The bug hung on that wall for seven years, through four ambassadors. It came apart by accident, when a British radio operator spinning his dial caught fragments of American voices riding a frequency that had no business carrying them. That stray signal was the only reason anyone walked back to the wall and took the eagle apart.
The mechanics of the hustle have not changed. You find a man blinded by vanity, or convenience, or the need to make a political problem disappear, and you hand him a beautiful box.
In 1945 the Soviets needed the disguise. Hand an American ambassador a listening device and he sweeps it. Hand him a gift and he hangs it on the wall. So they sent smiling children and a symbol of friendship, and the device rode in behind the goodwill.
In 2026 no disguise was necessary. The Qatari royal family smuggled nothing past anyone. Trump announced the gift himself, toured it on a Florida tarmac, brushed aside the ethics and the law, and dared the country to call a free plane anything but a bargain. The Soviets had to trick their way into the room. This time the target carried the thing in through the front door and called the doubters fools.
The Air Force then spent the better part of a year doing the work the Soviets once counted on no one doing. It tore into the jet with Boeing and the intelligence agencies, stripping and scanning the bones for whatever a foreign government might have buried there. The service put the retrofit at close to four hundred million dollars and classified the real number. The official word is that the plane was held to rigorous standards and meets every requirement.
Maybe so. But counterintelligence is not the business of trust. It is the business of doubt.
And the ground has shifted under the doubt. The Soviets needed a custom resonator inside a block of wood because electronics in 1945 were big, fragile, and hungry for power. A modern airliner runs on millions of lines of code, hundreds of computers, thousands of sensors, all of them talking to one another without pause. In Harriman’s day a spy needed a hidden chamber, a membrane, and a van parked across the street. Today the weakness can live in firmware, or a networking card, or a replacement part nobody thought to flag. It can ride in on a maintenance laptop. It can be soldered into a chip by a subcontractor half a world away, a chip that does its job perfectly and one quiet job besides.
A sweep finds what it knows to look for. That was always the lesson of The Thing. The men in Spaso House were not lazy and they were not fools. They could not find a device that ran on no power and matched nothing in their training. You cannot find the thing you have never seen. The modern version of that thing does not transmit, does not draw current, and does not announce itself. It waits.

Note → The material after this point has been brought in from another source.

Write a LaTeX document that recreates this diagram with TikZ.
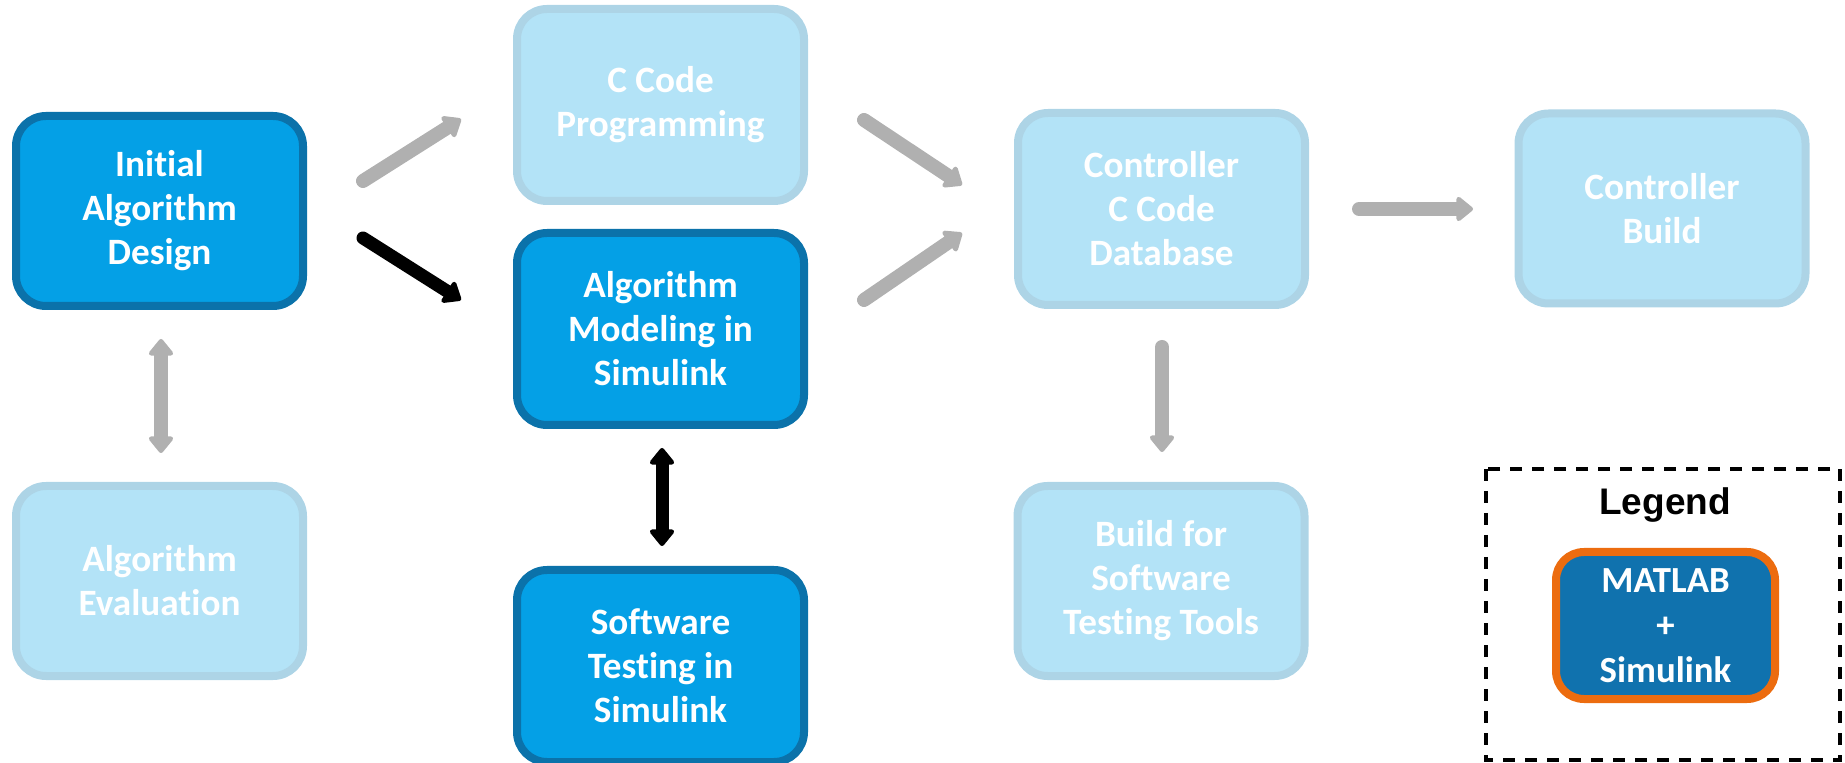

A purpose-built Air Force One is a command platform first and an airplane second. It is made to ride out an electromagnetic pulse and to hold the chain of nuclear command together while the world comes apart. A luxury jet is built for comfort and prestige and gold light fixtures. One starts life as a fortress. The other has to be turned into one, fast, on a schedule someone else set.
That transformation may hold. But the lesson of the Great Seal was never really about the technology. It was about assumptions. The Americans who took the seal saw craftsmanship. Soviet intelligence saw an open door. The object on the wall looked exactly like what it claimed to be. That was the whole trick.

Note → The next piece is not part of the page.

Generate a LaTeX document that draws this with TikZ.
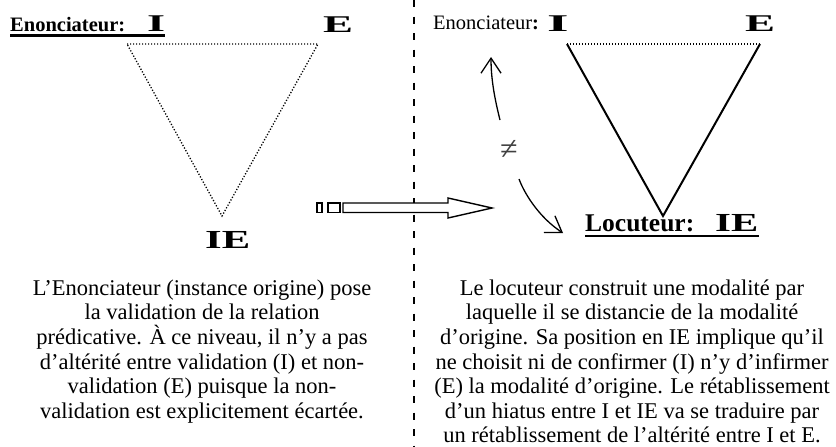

On the Fourth of July the plane will lead the flyover Trump has promised, navy and red against the summer sky, the presidential seal sharp on its flank, the cameras adoring.
Every officer who remembers The Thing will be watching the same plane and thinking the same thought. The most successful listening device in history arrived wrapped as a present, and the men in the room thanked the people who brought it.
A gift now flies at the center of the command platform of the United States. The emir gave it for free.
The true cost has yet to be calculated.